Und doch will die Stadt München genau das: Kunst und Leben wieder zusammenführen. "Unsere Künstler sollen nicht irgendwo am Stadtrand untergebracht werden, sondern mittendrin", sagte der Münchner Kulturreferent Hans-Georg Küppers bei der Eröffnung der Ateliertage und bezeichnete die Zusammenführung als "den neuen Aspekt" der Neugestaltung von öffentlichem Raum, wie er etwa in der Dachauerstraße oder auf dem Domagkgelände ansteht. Im Klartext heißt das wohl, dass vor allem neuer Wohnraum entstehen soll und dann schaut man mal, wo man "geeignete Räumlichkeiten" für die Kunst findet. Und das wird dann gar nicht so einfach werden, denn wer wohnt schon gerne über dem Probenraum einer munteren Performancegruppe, oder in direkter Nachbarschaft eines Bildhauers, der zwar sehr nett ist, aber tagein, tagaus klopft, fräst und schleift? "Für mich ist Kunst auch Arbeit", sagte Küppers - ja, klar, nur dass so ein Künstler eben nicht unbedingt von acht Uhr morgens bis sechs Uhr abends still vor sich hin zeichnet und möglichst leise die Farben mischt. Kunst braucht Platz, Kunst macht Lärm, Kunst macht Dreck, und auch wenn es ähnlich klingt: eine Künstlergemeinschaft ist keine Bürogemeinschaft.
Das Domagkgelände liegt zwar nicht gerade zentral, bot den Künstlern aber die Freiheit, in ihrem eigenen Rhythmus zu arbeiten.

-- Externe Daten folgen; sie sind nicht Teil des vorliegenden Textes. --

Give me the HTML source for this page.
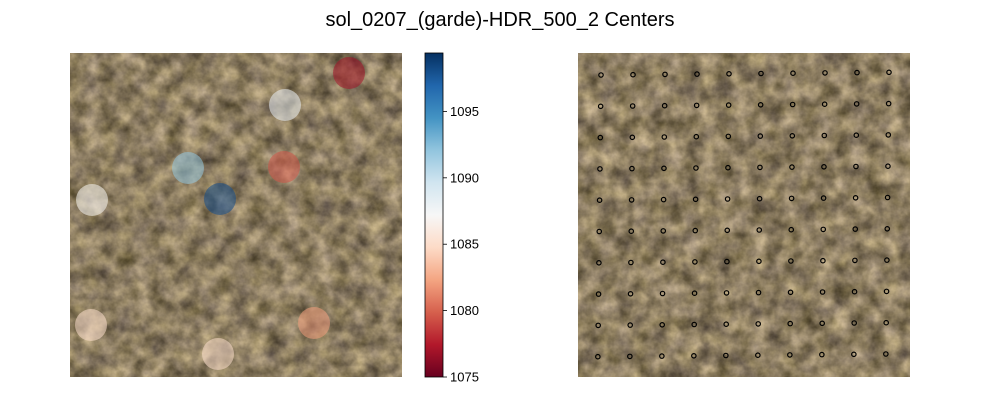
<!DOCTYPE html>
<html><head><meta charset="utf-8">
<style>
html,body{margin:0;padding:0;background:#fff;}
svg{display:block;font-family:"Liberation Sans","DejaVu Sans",sans-serif;}
</style></head>
<body>
<svg id="fig" width="1000" height="400" viewBox="0 0 1000 400">
<defs>
<filter id="rock" x="0" y="0" width="100%" height="100%" color-interpolation-filters="sRGB">
<feTurbulence type="fractalNoise" baseFrequency="0.06" numOctaves="4" seed="7" result="n"/>
<feColorMatrix in="n" type="matrix" values="
 0.65 0 0 0 0.225
 0.6 0 0 0 0.19
 0.5 0.1 0 0 0.08
 0 0 0 0 1"/>
</filter>
<filter id="rock2" x="0" y="0" width="100%" height="100%" color-interpolation-filters="sRGB">
<feTurbulence type="fractalNoise" baseFrequency="0.06" numOctaves="4" seed="19" result="n"/>
<feColorMatrix in="n" type="matrix" values="
 0.65 0 0 0 0.225
 0.6 0 0 0 0.19
 0.5 0.1 0 0 0.08
 0 0 0 0 1"/>
</filter>
<linearGradient id="rdbu" x1="0" y1="1" x2="0" y2="0">
<stop offset="0" stop-color="#67001f"/>
<stop offset="0.1" stop-color="#b2182b"/>
<stop offset="0.2" stop-color="#d6604d"/>
<stop offset="0.3" stop-color="#f4a582"/>
<stop offset="0.4" stop-color="#fddbc7"/>
<stop offset="0.5" stop-color="#f7f7f7"/>
<stop offset="0.6" stop-color="#d1e5f0"/>
<stop offset="0.7" stop-color="#92c5de"/>
<stop offset="0.8" stop-color="#4393c3"/>
<stop offset="0.9" stop-color="#2166ac"/>
<stop offset="1" stop-color="#053061"/>
</linearGradient>
</defs>
<text x="500" y="26" text-anchor="middle" font-size="20" fill="#000">sol_0207_(garde)-HDR_500_2 Centers</text>
<g>
<rect x="70" y="53" width="332" height="324" fill="#8a7a60"/>
<rect x="70" y="53" width="332" height="324" filter="url(#rock)"/>
<g id="leftMarks"></g>
</g>
<g>
<rect x="425" y="53" width="18" height="324" fill="url(#rdbu)" stroke="#000" stroke-width="0.8"/>
<g id="cbTicks"></g>
</g>
<g>
<rect x="578" y="53" width="332" height="324" fill="#8a7a60"/>
<rect x="578" y="53" width="332" height="324" filter="url(#rock2)"/>
<g id="gridMarks"></g>
</g>
</svg>
<script>
// Left panel: circle centers (pixel coords in image) and values
const circleX = [349, 285, 188, 284, 92, 220, 91, 218, 314];
const circleY = [73, 105, 168, 167, 200, 199, 325, 354, 323];
const circleValues = [1077, 1088, 1092, 1079.5, 1087, 1098, 1085, 1085, 1082];
const cbTicks = [1075, 1080, 1085, 1090, 1095];
const cbMin = 1075, cbMax = 1099.4;
// Right panel grid: 10 x 10 centers
const gridCols = [0,1,2,3,4,5,6,7,8,9];
const gridRows = [0,1,2,3,4,5,6,7,8,9];

const NS = "http://www.w3.org/2000/svg";
const stops = [[103,0,31],[178,24,43],[214,96,77],[244,165,130],[253,219,199],[247,247,247],[209,229,240],[146,197,222],[67,147,195],[33,102,172],[5,48,97]];
function cmap(v){
  let t = Math.max(0, Math.min(1, (v - cbMin) / (cbMax - cbMin))) * 10;
  let i = Math.min(9, Math.floor(t)), f = t - i;
  const a = stops[i], b = stops[i+1];
  return `rgb(${a.map((c,k)=>Math.round(c+(b[k]-c)*f)).join(',')})`;
}
const cbY = v => 377 - (v - cbMin) / (cbMax - cbMin) * 324;

const lm = document.getElementById('leftMarks');
circleValues.forEach((v, i) => {
  const c = document.createElementNS(NS, 'circle');
  c.setAttribute('cx', circleX[i]);
  c.setAttribute('cy', circleY[i]);
  c.setAttribute('r', 16);
  c.setAttribute('fill', cmap(v));
  c.setAttribute('fill-opacity', 0.55);
  
  
  lm.appendChild(c);
});

const ct = document.getElementById('cbTicks');
cbTicks.forEach(t => {
  const y = cbY(t);
  const l = document.createElementNS(NS, 'line');
  l.setAttribute('x1', 443); l.setAttribute('x2', 447);
  l.setAttribute('y1', y); l.setAttribute('y2', y);
  l.setAttribute('stroke', '#000'); l.setAttribute('stroke-width', 0.8);
  
  
  ct.appendChild(l);
  const tx = document.createElementNS(NS, 'text');
  tx.setAttribute('x', 450); tx.setAttribute('y', y + 4.5);
  tx.setAttribute('font-size', 13);
  tx.textContent = t;
  
  
  ct.appendChild(tx);
});

const gm = document.getElementById('gridMarks');
gridRows.forEach(r => {
  gridCols.forEach(c => {
    const x = 601 + c * 32 - r * 0.35;
    const y = 75 - c * 0.3 + r * 31.3;
    const e = document.createElementNS(NS, 'circle');
    e.setAttribute('cx', x); e.setAttribute('cy', y);
    e.setAttribute('r', 2.2);
    e.setAttribute('fill', 'none');
    e.setAttribute('stroke', '#000');
    e.setAttribute('stroke-width', 1.2);
    
    
    gm.appendChild(e);
  });
});
</script>
</body></html>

Platz gab es, Lärm und Dreck hat hier keinen gestört. Man war ja unter sich, hatte Verständnis für die Kollegen. "Alles bleibt in Bewegung", sagte Küppers abschließend, was wohl als versöhnlicher Kommentar zu "Haus 49" zu verstehen war.
Deutlicher wird Jaromir Zezula, Kurator der Ausstellung "Kunstblut", die zeitgleich mit den Ateliertagen startete, darüber hinaus aber noch bis zum 30. Juli im "Haus 50" zu besichtigen ist. "Das alte Domagkgelände ist tot und das ist traurig. Kunst ist kein Spaß, sondern lebensnotwendig. Für die Künstler ist es das einzige, was sie haben. Gerade deshalb ist diese bürokratische Seite für uns schwer zu fassen." Aber wenn man eh nix mehr ändern kann, war's das dann mit den kritischen Tönen. Dafür gab es ein bisschen Werbung für die erste Domagk-Edition, an der sich 23 Künstler aus "Haus 50" beteiligt haben und die man natürlich käuflich erwerben kann. Dann machte man sich auf zur gemeinsamen Besichtigungsrunde, kreuz und quer durch die Ateliers und alle möglichen Kunst- und Stilrichtungen: Großformatige, beeindruckend warzige Riesenkröten in Öl, reduzierte Farbstudien, begehbare Rauminstallationen, Video, Holzskulpturen und Raumobjekte.
Wen bei all der Kunst das dringende Bedürfnis überkommt, die umstrittene Frage "Was will uns der Künstler damit sagen?" zu stellen, kann das gerne tun, muss dann aber auch mit einer Antwort rechnen.